Thursday, November 7, 2013

Saying goodbye.

November 1 was the 20 year anniversary of my grandpa's death.  I remember so many details of that day.  Answering the phone when my aunt called (she never called).  Giving the phone to my grandma and realizing why my aunt was calling.  Driving to Iowa for the funeral (the one and only day I ever missed school for a personal reason).  I was 16 and my grandpa was the first person I was close to that died.  I remember looking at him so peaceful in the casket thinking that he would be cramped.  He would need to stretch, right? No.  He was dead.  He looked so different.  Fortunately, at that time, I journaled and wrote down every detail and feeling from that time.  I don't remember much about my grandma at that time and how she was.  It was my grief and I was missing my grandpa. 

Charlie's grandma died a few months ago.  She was 94 and had Alzheimer's.  She had been "gone" for a few years.  It was sad but it was time.  I met Charlie's grandparents a few months before our wedding in 2004.  A year after that, they moved back to Indiana.  They had lived in Arkansas the past 40 years.  Charlie's grandparents became my surrogate grandparents because I had lost mine.  They were important to me and I made sure we visited them a few times a year.  By the time they moved back here, his grandma's alheizmers had already started.  Several years ago, Charlie's grandpa pulled me aside and said "I wish you had known her when she was herself."  I wish I had too.  

At his grandma's funeral my focus wasn't on her.  It was a celebration of her life and I learned so much about her, her life, her past and who she was.  I learned so much about all my grandparents at their funerals.  These are the things I want to teach my kids about their grandparents while they are still alive.  At her funeral, my focus was on his grandpa.  They were married for 72 years.  They knew each other their entire lives.  They were never apart and were very dependent on each other.  These last few months, she needed a lot more care and they were separated for the first time ever.  He would wake up and spend his days sitting by her side.  I wasn't sure how he would do without her.  
 
Grandpa Fred gave Grandma Dorothy this in the 8th grade. 
And she kept it... for 80 years. 
 
 
We took the kids to visit Grandpa a few weeks ago.  It was a good visit.  He is doing well.  As well as he can be.  He did say that he still misses her and he often turns while watching TV to talk to her, forgetting that she not there.  The kids know Grandpa Fred and know what to expect when we visit.  I'm so glad that they have that relationship with him.  
 


  I love the map in the background.  There are pins for where all of his kids, grandkids and great grandkids live.
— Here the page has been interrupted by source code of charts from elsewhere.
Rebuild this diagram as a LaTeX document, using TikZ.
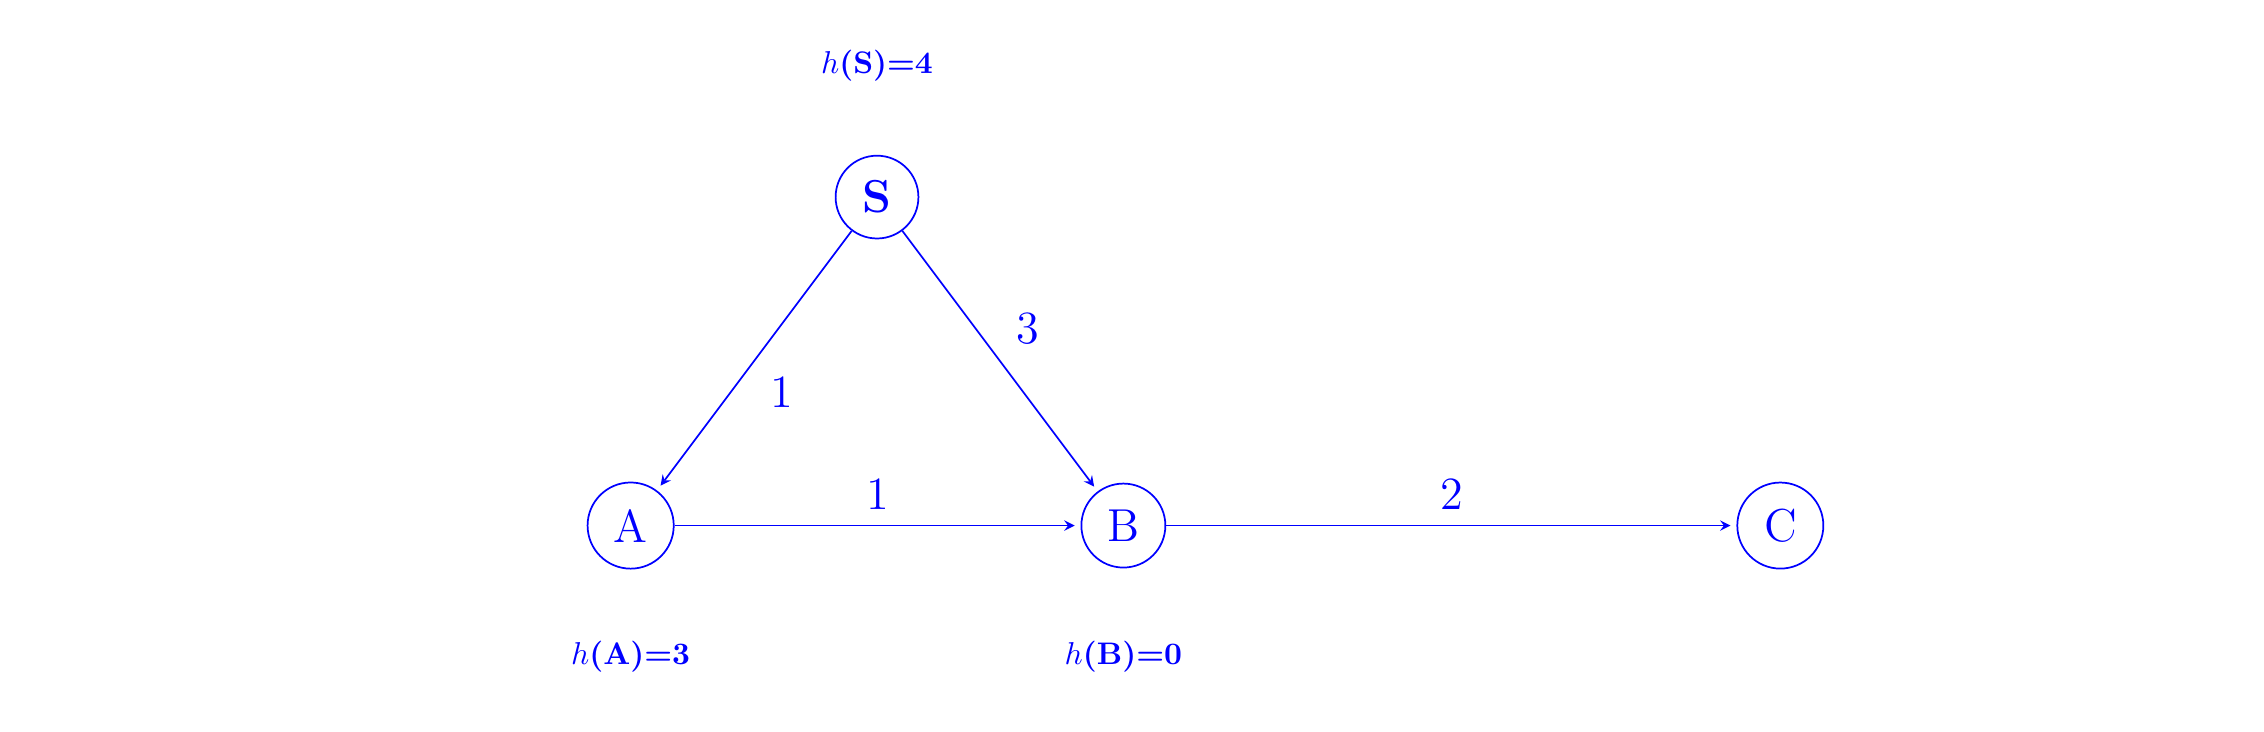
\documentclass[tikz,border=0pt]{standalone}
\usepackage{tikz}
\usetikzlibrary{positioning,arrows.meta}

\begin{document}
\begin{tikzpicture}[
  on grid,
  state/.style={circle, draw=blue, text=blue, font=\Large, scale=1.111, transform shape, inner sep=4.32pt, line width=0.6pt},
  hval/.style={text=blue, font=\fontsize{10.8}{13}\selectfont},
  cost/.style={text=blue, font=\Large, scale=1.111, transform shape, inner sep=4.8pt},
  link/.style={->, >=stealth, draw=blue, line width=0.6pt, shorten >=2pt},
]
  \useasboundingbox (-7.68,-2.51) rectangle (19.89,6.40);

  % States
  \node[state] (A) at (0,0) {A};
  \node[state, right=6cm of A] (B) {B};
  \node[state, right=8cm of B] (C) {C};
  \node[state, above right=4cm and 3cm of A] (S) {\textbf{S}};

  % Heuristic values
  \node[hval, above=1.6cm of S] (hS) {\textbf{$h$(S)=4}};
  \node[hval, below=1.6cm of A] (hA) {\textbf{$h$(A)=3}};
  \node[hval, below=1.6cm of B] (hB) {\textbf{$h$(B)=0}};

  % Edges with costs
  \draw[link] (S) -- node[cost, below right] {1} (A);
  \draw[link] (S) -- node[cost, above right] {3} (B);
  \draw[link] (A) -- node[cost, above] {1} (B);
  \draw[link] (B) -- node[cost, above] {2} (C);
\end{tikzpicture}
\end{document}
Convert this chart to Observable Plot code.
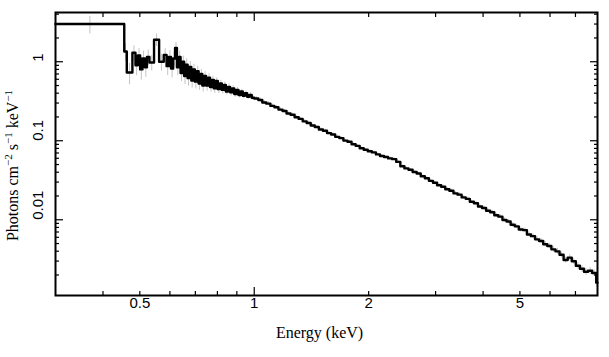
<!DOCTYPE html>
<html><head><meta charset="utf-8">
<script src="https://cdn.jsdelivr.net/npm/d3@7"></script>
<script src="https://cdn.jsdelivr.net/npm/@observablehq/plot@0.6"></script>
<style>body{margin:0;background:#fff} svg{display:block}</style>
</head><body><div id="chart"></div>
<script>
// Bin edges (keV); last entry closes the last bin
const binEdges = [
  0.3, 0.455, 0.462, 0.478, 0.487, 0.494, 0.501, 0.508, 0.515, 0.522,
  0.530, 0.545, 0.562, 0.578, 0.588, 0.596, 0.604, 0.612, 0.619, 0.626,
  0.633, 0.640, 0.647, 0.654, 0.661, 0.668, 0.675, 0.683, 0.690, 0.698,
  0.706, 0.714, 0.722, 0.730, 0.738, 0.747, 0.756, 0.765, 0.774, 0.783,
  0.792, 0.802, 0.812, 0.822, 0.832, 0.842, 0.853, 0.864, 0.875, 0.886,
  0.897, 0.909, 0.921, 0.933, 0.945, 0.958, 0.971, 0.985,
  1.000, 1.025, 1.050, 1.076, 1.103, 1.130, 1.158, 1.187, 1.216, 1.246,
  1.277, 1.309, 1.341, 1.374, 1.408, 1.443, 1.479, 1.516, 1.554, 1.593,
  1.633, 1.674, 1.716, 1.759, 1.803, 1.848, 1.894, 1.941, 1.989, 2.039,
  2.090, 2.142, 2.195, 2.250, 2.306, 2.364, 2.423, 2.484, 2.546, 2.610,
  2.675, 2.742, 2.811, 2.881, 2.953, 3.027, 3.103, 3.181, 3.261, 3.343,
  3.427, 3.513, 3.601, 3.691, 3.783, 3.878, 3.975, 4.074, 4.176, 4.281,
  4.388, 4.498, 4.611, 4.727, 4.845, 4.966, 5.090, 5.217, 5.347, 5.481,
  5.618, 5.758, 5.902, 6.050, 6.201, 6.356, 6.515, 6.678, 6.845, 7.016,
  7.191, 7.371, 7.555, 7.744, 7.938, 8.0
];
// Photons cm^-2 s^-1 keV^-1, one value per bin
const flux = [
  3.0, 1.35, 0.73, 1.3, 0.9, 1.2, 0.8, 1.1, 0.85, 1.15,
  0.98, 1.9, 1.0, 1.22, 0.88, 1.15, 0.82, 1.1, 1.5, 0.85,
  1.15, 0.72, 1.0, 0.66, 0.92, 0.62, 0.86, 0.58, 0.8, 0.56,
  0.76, 0.53, 0.7, 0.5, 0.66, 0.5, 0.63, 0.48, 0.59, 0.46,
  0.57, 0.45, 0.53, 0.44, 0.51, 0.42, 0.48, 0.41, 0.46, 0.39,
  0.44, 0.38, 0.42, 0.37, 0.40, 0.36, 0.38, 0.35,
  0.343, 0.328, 0.305, 0.295, 0.276, 0.266, 0.248, 0.238, 0.221, 0.213,
  0.198, 0.189, 0.176, 0.168, 0.156, 0.149, 0.139, 0.134, 0.125, 0.120,
  0.112, 0.108, 0.1005, 0.0970, 0.0905, 0.0862, 0.0805, 0.0768, 0.0735, 0.0712,
  0.0672, 0.0640, 0.0622, 0.0598, 0.0585, 0.0540, 0.0475, 0.0447, 0.0429, 0.0403,
  0.0385, 0.0355, 0.0336, 0.0311, 0.0294, 0.0274, 0.0262, 0.0243, 0.0233, 0.0216,
  0.0208, 0.0192, 0.0184, 0.0169, 0.0162, 0.0147, 0.0141, 0.0130, 0.01245, 0.01140,
  0.01095, 0.00995, 0.00950, 0.00865, 0.00825, 0.00752, 0.00740, 0.00652, 0.00620, 0.00565,
  0.00538, 0.00490, 0.00466, 0.00422, 0.00398, 0.00360, 0.00310, 0.00332, 0.00298, 0.00262,
  0.00240, 0.00220, 0.00226, 0.00212, 0.00160
];
// Relative 1-sigma error per bin
const errFrac = [
  0.25, 0.25, 0.3, 0.22, 0.26, 0.22, 0.27, 0.24, 0.25, 0.22,
  0.22, 0.18, 0.24, 0.2, 0.24, 0.2, 0.24, 0.2, 0.17, 0.22,
  0.19, 0.22, 0.18, 0.22, 0.18, 0.21, 0.17, 0.2, 0.16, 0.19,
  0.15, 0.18, 0.14, 0.17, 0.13, 0.15, 0.12, 0.14, 0.11, 0.13,
  0.1, 0.12, 0.1, 0.11, 0.09, 0.1, 0.09, 0.1, 0.08, 0.09,
  0.08, 0.08, 0.07, 0.08, 0.07, 0.07, 0.07, 0.07,
  0.06, 0.06, 0.06, 0.06, 0.055, 0.055, 0.055, 0.05, 0.05, 0.05,
  0.05, 0.05, 0.05, 0.05, 0.05, 0.045, 0.045, 0.045, 0.045, 0.045,
  0.045, 0.04, 0.04, 0.04, 0.04, 0.04, 0.04, 0.04, 0.04, 0.04,
  0.04, 0.04, 0.04, 0.04, 0.04, 0.04, 0.04, 0.04, 0.04, 0.04,
  0.04, 0.04, 0.045, 0.045, 0.045, 0.045, 0.045, 0.045, 0.05, 0.05,
  0.05, 0.05, 0.05, 0.05, 0.055, 0.055, 0.055, 0.055, 0.06, 0.06,
  0.06, 0.06, 0.065, 0.065, 0.065, 0.07, 0.07, 0.07, 0.075, 0.075,
  0.075, 0.08, 0.08, 0.08, 0.085, 0.085, 0.09, 0.09, 0.09, 0.095,
  0.095, 0.1, 0.1, 0.1, 0.12
];
const xTicksMinor = [0.4, 0.5, 0.6, 0.7, 0.8, 0.9, 2, 3, 4, 5, 6, 7];
const xTicksMajor = [1];
const xTickLabels = [0.5, 1, 2, 5];
const yTicksMinor = [0.002, 0.003, 0.004, 0.005, 0.006, 0.007, 0.008, 0.009,
  0.02, 0.03, 0.04, 0.05, 0.06, 0.07, 0.08, 0.09,
  0.2, 0.3, 0.4, 0.5, 0.6, 0.7, 0.8, 0.9, 2, 3, 4];
const yTicksMajor = [0.01, 0.1, 1];
const yTickLabels = ["0.01", "0.1", "1"];
const xTitle = "Energy (keV)";
const yTitleParts = [["Photons cm", false], ["\u22122", true], [" s", false], ["\u22121", true], [" keV", false], ["\u22121", true]];

const steps = flux.map((f, i) => ({e: binEdges[i], f}));
steps.push({e: binEdges[flux.length], f: flux[flux.length - 1]});
const bars = flux.map((f, i) => ({
  e: Math.sqrt(binEdges[i] * binEdges[i + 1]),
  lo: f * (1 - errFrac[i]),
  hi: f * (1 + errFrac[i])
}));

const fontSans = "'Liberation Sans', Arial, Helvetica, sans-serif";
const fontSerif = "'Liberation Serif', 'Times New Roman', serif";

const tickMarks = [];
for (const a of ["bottom", "top"]) {
  tickMarks.push(Plot.axisX(xTicksMinor, {anchor: a, tickSize: -4, tickFormat: () => "", label: null, strokeWidth: 1.2}));
  tickMarks.push(Plot.axisX(xTicksMajor, {anchor: a, tickSize: -8, tickFormat: () => "", label: null, strokeWidth: 1.2}));
}
for (const a of ["left", "right"]) {
  tickMarks.push(Plot.axisY(yTicksMinor, {anchor: a, tickSize: -4, tickFormat: () => "", label: null, strokeWidth: 1.2}));
  tickMarks.push(Plot.axisY(yTicksMajor, {anchor: a, tickSize: -8, tickFormat: () => "", label: null, strokeWidth: 1.2}));
}

const plot = Plot.plot({
  width: 609, height: 357,
  marginLeft: 55, marginRight: 12, marginTop: 12, marginBottom: 62,
  x: {type: "log", domain: [0.3, 8]},
  y: {type: "log", domain: [0.0011, 4.2]},
  style: {background: "white", overflow: "visible"},
  marks: [
    Plot.ruleX(bars, {x: "e", y1: "lo", y2: "hi", stroke: "#c4c4c4", strokeWidth: 1}),
    Plot.line(steps, {x: "e", y: "f", curve: "step-after", stroke: "black", strokeWidth: 2.4}),
    Plot.frame({stroke: "black", strokeWidth: 2}),
    ...tickMarks,
    Plot.text(xTickLabels, {x: d => d, frameAnchor: "bottom", dy: 12.5, text: d => String(d), fontSize: 15, fontFamily: fontSans, fill: "black"}),
    Plot.text(yTickLabels, {y: d => +d, frameAnchor: "left", dx: -17.5, rotate: -90, text: d => d, fontSize: 15, fontFamily: fontSans, fill: "black"}),
    Plot.text([xTitle], {frameAnchor: "bottom", dy: 42.5, dx: -7, text: d => d, fontSize: 16, fontFamily: fontSerif, fill: "black"})
  ]
});
document.getElementById("chart").appendChild(plot);

// y-axis title with superscripts
const svgEl = plot.tagName.toLowerCase() === "svg" ? plot : plot.querySelector("svg");
const t = d3.select(svgEl).append("text")
  .attr("transform", "translate(17.5,165.5) rotate(-90)")
  .attr("text-anchor", "middle")
  .attr("dy", "0.35em")
  .attr("font-family", fontSerif)
  .attr("font-size", 16)
  .attr("fill", "black");
let raised = false;
for (const [s, sup] of yTitleParts) {
  const ts = t.append("tspan").text(s);
  if (sup) { ts.attr("font-size", 11).attr("dy", raised ? 0 : -6); raised = true; }
  else { ts.attr("dy", raised ? 6 : 0); raised = false; }
}
</script>
</body></html>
I have read a few articles lately talking about the importance of kids knowing where they came from and passing down those important family stories.  I don't know why but apparently kids that know their family history have more confidence.  I can believe that.  I love family stories.  I spend a lot of time talking to Laci about her grandmas, grandpas, their families and telling them those little stories - like when Grandpa got lost on his way to kindergarten or how Grandma used to have sleepovers with her friends and her favorite afterschool snack was vanilla and chocolate ice cream swirled together.  I show them pictures.  I tell them about their great aunts and great uncles.  I want them to know where they came from so that they know who they are and where they are going.